Safe Holstering


The “draw” is the glamor move, everyone concentrates and practices a smooth move there.
But re-holstering is often just an afterthought. Mas says “look” the gun back into the holster.

When I started teaching cops in 1972, they weren’t actually bad at quick draw. But Lord! Some of them looked like Barney Fife when they went to re-holster. The culprit seemed to be one of purpose and focus. They knew getting the gun out on target fast could save their lives, but putting it back in its scabbard seemed to be an afterthought.

Current Trends

In the early ’70s, the typical police holster was the Border Patrol style, leaving the triggerguard exposed where the finger could reach it before the draw even began. If the gun snagged on something on the draw, the finger on the trigger would clutch, and bang — Quick-Draw McGraw would suffer a leg shot. Holster designers tried to solve the problem by covering the triggerguard. Unfortunately, this merely revised the nature of in-holster discharges. Now, instead of being fired prematurely on the draw, the gun would discharge unintentionally upon holstering.

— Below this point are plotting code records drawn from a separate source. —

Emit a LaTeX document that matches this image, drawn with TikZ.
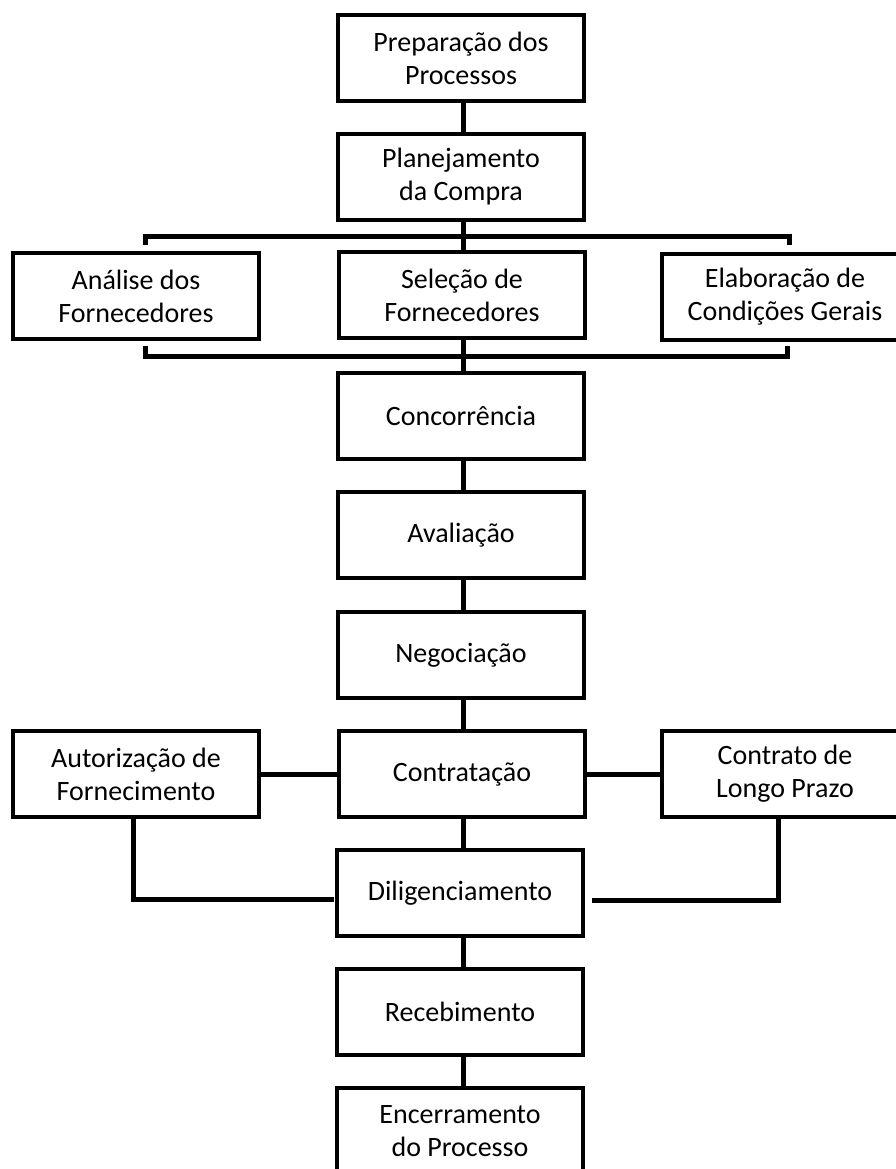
\documentclass[tikz,border=0pt]{standalone}
\usepackage{fontspec}
\setmainfont{Carlito}
\usetikzlibrary{backgrounds}
\tikzset{
  stagebox/.style={draw=black, line width=4pt, fill=white, rectangle,
    minimum width=246pt, minimum height=86pt, inner sep=0pt,
    align=center, font=\fontsize{28}{33}\selectfont},
  link/.style={draw=black, line width=5pt, line join=miter},
}
\begin{document}
\begin{tikzpicture}[x=1pt, y=1pt]
\useasboundingbox (0,0) rectangle (896,-1169);

% main column
\node[stagebox] (prep) at (461,-58)   {Preparação dos\\Processos};
\node[stagebox] (plan) at (461,-177)  {Planejamento\\da Compra};
\node[stagebox] (sel)  at (462,-295)  {Seleção de\\Fornecedores};
\node[stagebox] (conc) at (461,-416)  {Concorrência};
\node[stagebox] (aval) at (461,-535)  {Avaliação};
\node[stagebox] (nego) at (461,-655)  {Negociação};
\node[stagebox] (contr) at (462,-774) {Contratação};
\node[stagebox] (dil)  at (460,-893)  {Diligenciamento};
\node[stagebox] (rec)  at (460,-1012) {Recebimento};
\node[stagebox] (enc)  at (460,-1131) {Encerramento\\do Processo};

% side stages
\node[stagebox] (anal)  at (136,-296) {Análise dos\\Fornecedores};
\node[stagebox] (elab)  at (785,-297) {Elaboração de\\Condições Gerais};
\node[stagebox] (aut)   at (136,-774) {Autorização de\\Fornecimento};
\node[stagebox] (longo) at (785,-774) {Contrato de\\Longo Prazo};

% bracket and elbow coordinates
\coordinate (tl) at (145,-245);
\coordinate (tr) at (789,-245);
\coordinate (barT) at (463,-236);
\coordinate (bl) at (145,-346);
\coordinate (br) at (787,-346);
\coordinate (barB) at (463,-356);
\coordinate (dilL) at (334,-899);
\coordinate (dilR) at (592,-900);

\begin{scope}[on background layer]
\fill[white] (0,0) rectangle (896,-1169);
\draw[link] (prep.south -| barT) -- (plan.north -| barT);
\draw[link] (plan.south -| barT) -- (sel.north -| barT);
\draw[link] (tl) |- (barT) -| (tr);
\draw[link] (bl) |- (barB) -| (br);
\draw[link] (sel.south -| barT) -- (conc.north -| barT);
\draw[link] (conc.south -| barT) -- (aval.north -| barT);
\draw[link] (aval.south -| barT) -- (nego.north -| barT);
\draw[link] (nego.south -| barT) -- (contr.north -| barT);
\draw[link] (aut.east) -- (contr.west);
\draw[link] (contr.east) -- (longo.west);
\draw[link] (contr.south -| barT) -- (dil.north -| barT);
\draw[link] ([xshift=-3pt]aut.south) |- (dilL);
\draw[link] ([xshift=-7pt]longo.south) |- (dilR);
\draw[link] (dil.south -| barT) -- (rec.north -| barT);
\draw[link] (rec.south -| barT) -- (enc.north -| barT);
\end{scope}
\end{tikzpicture}
\end{document}
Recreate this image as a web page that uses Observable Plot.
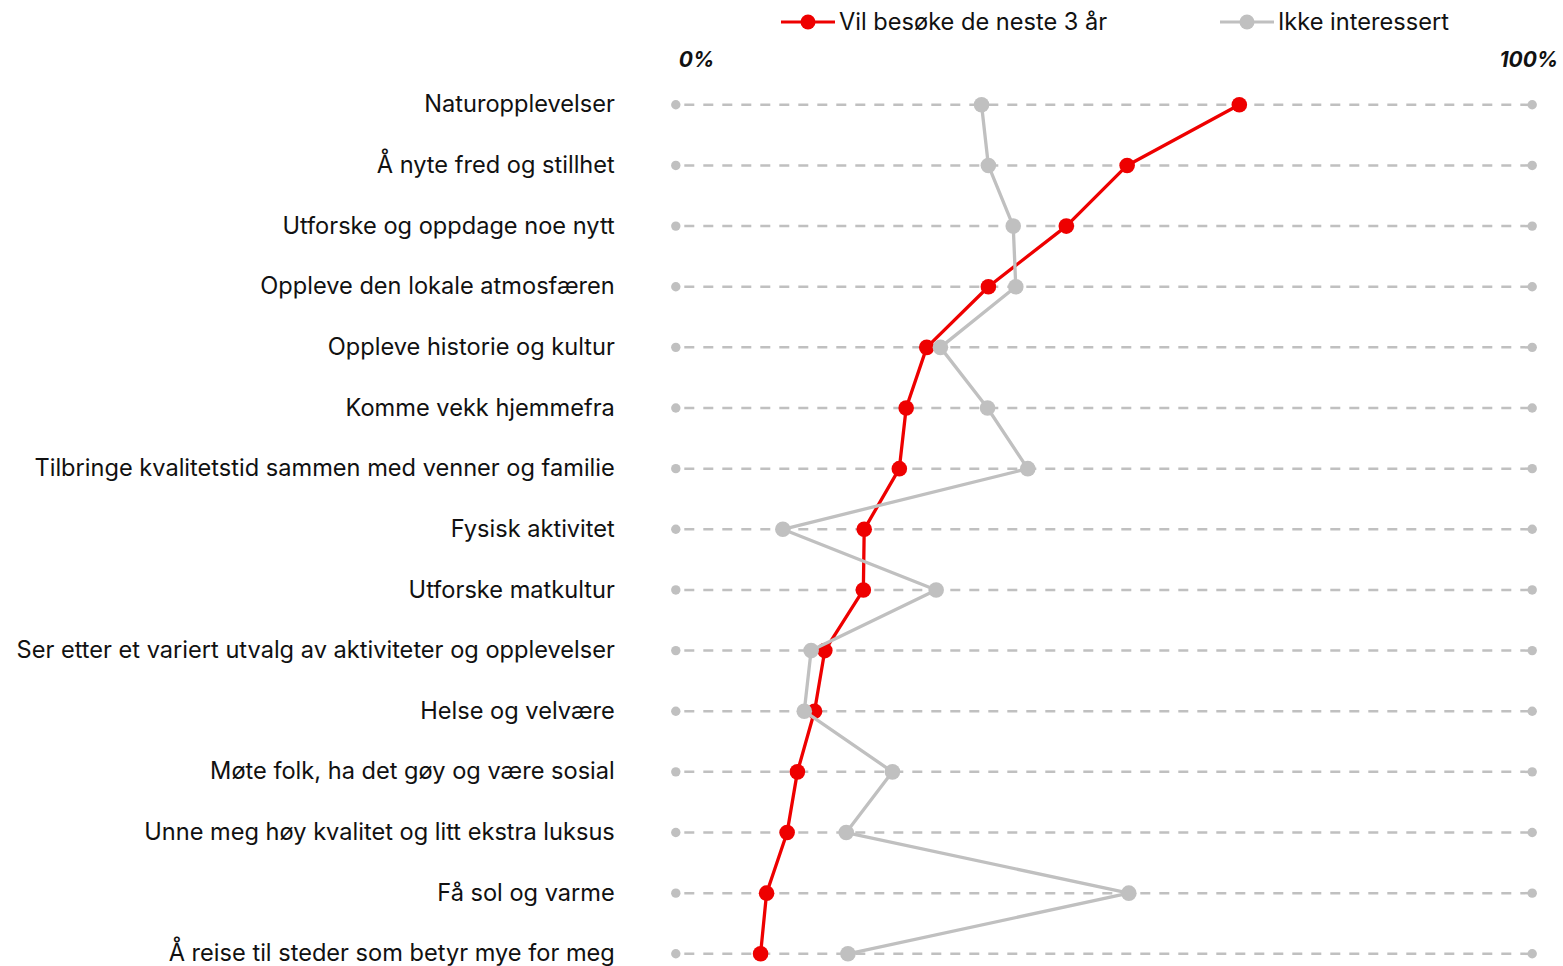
<!DOCTYPE html>
<html>
<head>
<meta charset="utf-8">
<script src="https://cdn.jsdelivr.net/npm/d3@7"></script>
<script src="https://cdn.jsdelivr.net/npm/@observablehq/plot@0.6"></script>
<style>
  body { margin: 0; background: #fff; font-family: Inter, Roboto, "Noto Sans", sans-serif; }
  #legend { position: relative; height: 45px; width: 1563px; }
  .item { position: absolute; top: 10px; display: flex; align-items: center; font-size: 23.6px; color: #111; line-height: 24px; }
  .item svg { margin-right: 4px; }
  #chart svg { display: block; }
</style>
</head>
<body>
<div id="legend"></div>
<div id="chart"></div>
<script>
const categories = [
  "Naturopplevelser",
  "Å nyte fred og stillhet",
  "Utforske og oppdage noe nytt",
  "Oppleve den lokale atmosfæren",
  "Oppleve historie og kultur",
  "Komme vekk hjemmefra",
  "Tilbringe kvalitetstid sammen med venner og familie",
  "Fysisk aktivitet",
  "Utforske matkultur",
  "Ser etter et variert utvalg av aktiviteter og opplevelser",
  "Helse og velvære",
  "Møte folk, ha det gøy og være sosial",
  "Unne meg høy kvalitet og litt ekstra luksus",
  "Få sol og varme",
  "Å reise til steder som betyr mye for meg"
];
const visitValues = [65.8, 52.7, 45.6, 36.5, 29.3, 26.9, 26.1, 22.0, 21.9, 17.4, 16.2, 14.2, 13.0, 10.6, 9.9];
const notInterestedValues = [35.7, 36.5, 39.4, 39.7, 30.9, 36.4, 41.1, 12.5, 30.4, 15.8, 15.0, 25.3, 19.9, 52.9, 20.1];
const seriesNames = ["Vil besøke de neste 3 år", "Ikke interessert"];
const seriesColors = ["#ee0000", "#c0c0c0"];
const axisLabels = ["0%", "100%"];

const visit = categories.map((c, i) => ({category: c, value: visitValues[i]}));
const notInt = categories.map((c, i) => ({category: c, value: notInterestedValues[i]}));

// legend
const legend = document.getElementById("legend");
const legendX = [781, 1220];
seriesNames.forEach((name, i) => {
  const div = document.createElement("div");
  div.className = "item";
  div.style.left = legendX[i] + "px";
  div.innerHTML = `<svg width="54" height="20"><line x1="0" x2="54" y1="10" y2="10" stroke="${seriesColors[i]}" stroke-width="3.2"/><circle cx="27" cy="10" r="7.5" fill="${seriesColors[i]}"/></svg><span>${name}</span>`;
  legend.appendChild(div);
});

const H = 921;
const plot = Plot.plot({
  width: 1563,
  height: H,
  marginTop: 59.3,
  marginBottom: 12.7,
  marginLeft: 675.3,
  marginRight: 31.3,
  style: {fontFamily: "Inter, Roboto, 'Noto Sans', sans-serif", fontSize: "23.6px", color: "#111", background: "#fff"},
  x: {domain: [0, 100], axis: null},
  y: {domain: categories, type: "point", padding: 0, round: false, axis: null},
  marks: [
    Plot.ruleY(categories, {y: d => d, x1: 0, x2: 100, stroke: "#c0c0c0", strokeWidth: 2.5, strokeDasharray: "10,9", strokeDashoffset: -9}),
    Plot.dot(categories, {y: d => d, x: 0, r: 4.7, fill: "#c0c0c0"}),
    Plot.dot(categories, {y: d => d, x: 100, r: 4.7, fill: "#c0c0c0"}),
    Plot.axisY({tickSize: 0, tickPadding: 61, fontSize: 23.6, textAnchor: "end", label: null, fill: "#111"}),
    Plot.line(visit, {x: "value", y: "category", stroke: seriesColors[0], strokeWidth: 3.3}),
    Plot.dot(visit, {x: "value", y: "category", r: 7.8, fill: seriesColors[0]}),
    Plot.line(notInt, {x: "value", y: "category", stroke: seriesColors[1], strokeWidth: 3.3}),
    Plot.dot(notInt, {x: "value", y: "category", r: 7.8, fill: seriesColors[1]}),
    Plot.text([axisLabels[0]], {x: 0, frameAnchor: "top", dy: -52.3, dx: 3, text: d => d, textAnchor: "start", fontSize: 21, fontWeight: "bold", fontStyle: "italic", fill: "#111"}),
    Plot.text([axisLabels[1]], {x: 100, frameAnchor: "top", dy: -52.3, dx: 26, text: d => d, textAnchor: "end", fontSize: 21, fontWeight: "bold", fontStyle: "italic", fill: "#111"})
  ]
});
document.getElementById("chart").appendChild(plot);
</script>
</body>
</html>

What happened was something would make contact with the trigger as the gun was thrust into the holster. It could be an adjustment cord on a jacket, a fold of soft leather from a cheap worn-out holster, or a safety strap narrow enough to fit inside the triggerguard. The warning here is obvious: Don’t use any such gear! Most often, the culprit was the shooter’s own finger carelessly left in contact with the trigger. The finger would hit the high ridge of the holster intended to protectively cover the triggerguard and stop. The trigger would keep going downward, and … bang. Often this involved someone trying to holster as quickly as they drew.

Feet together, shoulders slightly toward the weak hand side, eyes “looking” the GLOCK into the holster.
Range holstering doesn’t get much safer than this. Note Mas’ thumb on back of slide.

Lessons Learned

Holster carefully and, if at all possible, slowly. Back in the ’70s I figured out if my thumb was on the hammer when the gun was holstered, it would hold down the hammer of a double-action handgun so it couldn’t rise or fall, or hold back the hammer of a cocked and (maybe, maybe not) locked single-action auto. I depicted the technique in my early 1980s book StressFire. A lot of people caught on, though some didn’t.

The late, great Todd Louis Green adopted this procedure and did much to promote it with a striker-fired pistol having no external hammer. On the Springfield XD with its grip safety, it will lock and prevent a shot when the web of the hand comes off it, thanks to the thumb on the back. Todd and his colleague Tom Brown came up with the Striker Control Device from Tau Development Group replacing the back-plate on a GLOCK, preventing the gun from firing as long as pressure is being applied by the thumb at the rear of the slide.

Garment clearing: Mas’ support hand pulls his vest away as his gun hand re-holsters. While sacrificing
one level of safety, being able to holster by feel is a critical tactical skill in darkness.

Use Your Eyes

Every parent tells their kids, “Watch what you’re doing!” We need to get in touch with our own inner child and practice the same mantra. As much as possible, “look the gun into the holster.” This will help you catch things like a snagged garment adjustment cord in time. Also, “the eyes teach the hand” how to re-holster by feel. That’s not as contradictory as it sounds. How do you “look” into the holster in the dark, for example? You want to be able to holster one-handed by feel as a tactical skill, but the eye on the gun gives you one more safety net whenever it’s possible.

In concealed carry, re-holstering can cause your gun to foul on clothing — especially heavy winter garb. In the 1950s, quick-draw expert and concealed carry holster pioneer Chic Gaylord came up with a draw technique in which the support hand pulls the concealing garment out away from the weak side of the body, exposing the holstered gun to the drawing hand. The late Chicago PD instructor Jack Manfre resurrected this method in the early 21st Century. It turns out to be a great way to get all the fabric out of the way for re-holstering as well. It’s as if you were open carrying.

Watch Those Body Parts!

Critics of appendix carry point out if the gun is negligently discharged, your private parts and femoral artery are in the line of fire. Wise appendix carriers learn to rock their upper body back from the hips when they holster a loaded pistol, to keep the trajectory from the muzzle away from those vital areas.

Those of us with hip holsters have to remember — particularly in a wide-straddle combat stance — even a hip-holstered gun’s muzzle can cross our own leg. My colleague David Maglio popularized the “pedestal holstering” technique — feet together and legs straight to keep the lower limbs out of the line of fire. Tilting the upper body away from the holster side helps a bit with that, too.